There's a reason why many people choose beach vacations when they're planning a getaway. Oceans and "blue spaces" can help improve your mental health, according to research. One 2016 study published in Environment and Behavior showed that people who watched marine life in a tank of water experienced slower heart rates and better moods. A 2021 study published in Scientific Reports also found a relationship between frequent visits to blue spaces and positive well-being scores.

Spending time near the water is considered by many to be calming and even inspirational. But for other people, the ocean and other large bodies of water don't induce a state of relaxation — they trigger anxiety. Though the majority of the Earth's surface, around 71%, is covered in water (per USGS), these waterways can seem intimidating for several reasons, from the possibility of drowning to the thought of coming in contact with a shark or other dangerous water creatures (via Medical News Today).

In some cases, a fear of large bodies of water can even spiral into an intense phobia.

Here's what it means to have thalassophobia

Thalassophobia is the extreme fear of the ocean or other bodies of water, according to Medical News Today. While water can be dangerous in certain scenarios, like during a storm (per Centers for Disease Control and Prevention), people with thalassophobia experience fear even when water conditions are safe (via Medical News Today). As a result, they may avoid entering the water, traveling on boats, or being near beaches and shores.

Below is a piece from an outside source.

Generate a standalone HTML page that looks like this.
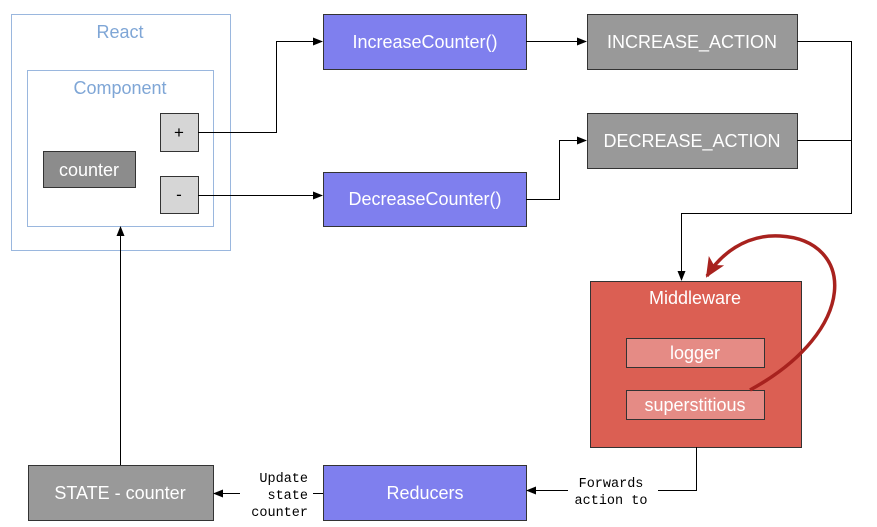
<!DOCTYPE html>
<html><head><style>
body{margin:0;background:#fff}
svg{display:block}
text{font-family:"Liberation Sans",sans-serif}
.m{font-family:"Liberation Mono",monospace;font-size:13.5px}
</style></head><body>
<svg width="877" height="527" viewBox="0 0 877 527">
<defs>
<marker id="a" markerWidth="10" markerHeight="10" refX="9" refY="5" orient="auto" markerUnits="userSpaceOnUse"><path d="M0,1 L10,5 L0,9 Z" fill="#000"/></marker>
<marker id="r" markerWidth="22" markerHeight="22" refX="18" refY="11" orient="auto" markerUnits="userSpaceOnUse"><path d="M0,2 L20,11 L0,20 L5,11 Z" fill="#a8221e"/></marker>
</defs>
<rect x="11.5" y="14.5" width="219" height="236" fill="#fff" stroke="#9ab7de"/>
<text x="120" y="38" font-size="18" fill="#7fa6d6" text-anchor="middle">React</text>
<rect x="27.5" y="70.5" width="186" height="156" fill="#fff" stroke="#9ab7de"/>
<text x="120" y="94" font-size="18" fill="#7fa6d6" text-anchor="middle">Component</text>
<rect x="160.5" y="113.5" width="38" height="38" fill="#d6d6d6" stroke="#333"/>
<text x="179" y="138" font-size="17" text-anchor="middle">+</text>
<rect x="160.5" y="176.5" width="38" height="37" fill="#d6d6d6" stroke="#333"/>
<text x="179" y="200" font-size="17" text-anchor="middle">-</text>
<rect x="43.5" y="151.5" width="92" height="36" fill="#8c8c8c" stroke="#333"/>
<text x="89" y="176" font-size="18" fill="#fff" text-anchor="middle">counter</text>

<rect x="323.5" y="14.5" width="203" height="55" fill="#7f7fee" stroke="#333"/>
<text x="425" y="48" font-size="18" fill="#fff" text-anchor="middle">IncreaseCounter()</text>
<rect x="323.5" y="172.5" width="203" height="54" fill="#7f7fee" stroke="#333"/>
<text x="425" y="205" font-size="18" fill="#fff" text-anchor="middle">DecreaseCounter()</text>
<rect x="587.5" y="14.5" width="210" height="55" fill="#999" stroke="#333"/>
<text x="692" y="48" font-size="18" fill="#fff" text-anchor="middle">INCREASE_ACTION</text>
<rect x="587.5" y="113.5" width="210" height="55" fill="#999" stroke="#333"/>
<text x="692" y="147" font-size="18" fill="#fff" text-anchor="middle">DECREASE_ACTION</text>

<rect x="590.5" y="281.5" width="211" height="166" fill="#db5f53" stroke="#333"/>
<text x="695" y="304" font-size="18" fill="#fff" text-anchor="middle">Middleware</text>
<rect x="626.5" y="338.5" width="138" height="29" fill="#e58b85" stroke="#333"/>
<text x="695" y="359" font-size="18" fill="#fff" text-anchor="middle">logger</text>
<rect x="626.5" y="390.5" width="138" height="29" fill="#e58b85" stroke="#333"/>
<text x="695" y="411" font-size="18" fill="#fff" text-anchor="middle">superstitious</text>

<rect x="323.5" y="465.5" width="203" height="55" fill="#7f7fee" stroke="#333"/>
<text x="425" y="499" font-size="18" fill="#fff" text-anchor="middle">Reducers</text>
<rect x="28.5" y="465.5" width="185" height="55" fill="#999" stroke="#333"/>
<text x="120" y="499" font-size="18" fill="#fff" text-anchor="middle">STATE - counter</text>

<g fill="none" stroke="#000" stroke-width="1">
<path d="M198,132.5 H276.5 V41.5 H322" marker-end="url(#a)"/>
<path d="M198,195.5 H322" marker-end="url(#a)"/>
<path d="M526,41.5 H586" marker-end="url(#a)"/>
<path d="M526,199.5 H559.5 V140.5 H586" marker-end="url(#a)"/>
<path d="M797,41.5 H851.5 V213.5 H681.5 V280" marker-end="url(#a)"/>
<path d="M797,140.5 H851.5"/>
<path d="M696.5,447 V490.5 H658"/>
<path d="M568,490.5 H527" marker-end="url(#a)"/>
<path d="M323,493.5 H313"/>
<path d="M240,493.5 H214" marker-end="url(#a)"/>
<path d="M120.5,465 V227" marker-end="url(#a)"/>
</g>
<path d="M750,390 C860,330 855,240 780,236 C745,234 720,255 707,276" fill="none" stroke="#a8221e" stroke-width="3.5" marker-end="url(#r)"/>
<text class="m" x="611" y="487" text-anchor="middle">Forwards</text>
<text class="m" x="611" y="504" text-anchor="middle">action to</text>
<text class="m" x="308" y="482" text-anchor="end">Update</text>
<text class="m" x="308" y="499" text-anchor="end">state</text>
<text class="m" x="308" y="516" text-anchor="end">counter</text>
</svg>
</body></html>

Similar to other anxiety disorders, symptoms of the phobia can include trouble concentrating, increased heart rate, shortness of breath, upset stomach, or a feeling of dread or impending doom (per Healthline). In severe cases, the fear may also lead to a panic attack.

Thalassophobia, along with other types of phobias, are irrational, but that doesn't mean they appear without reason. PsychCentral explains several possible explanations for thalassophobia including genetics, a dysfunction in brain wiring, or picking up the fear during childhood from a family member who modeled it. Other people may only develop the phobia later in life after a traumatic experience involving a large body of water.

People with thalassophobia don't have to stay away from oceans, lakes, and rivers for good. Luckily, therapy, anxiety medications, and relaxation techniques can help those affected by the phobia overcome their fears.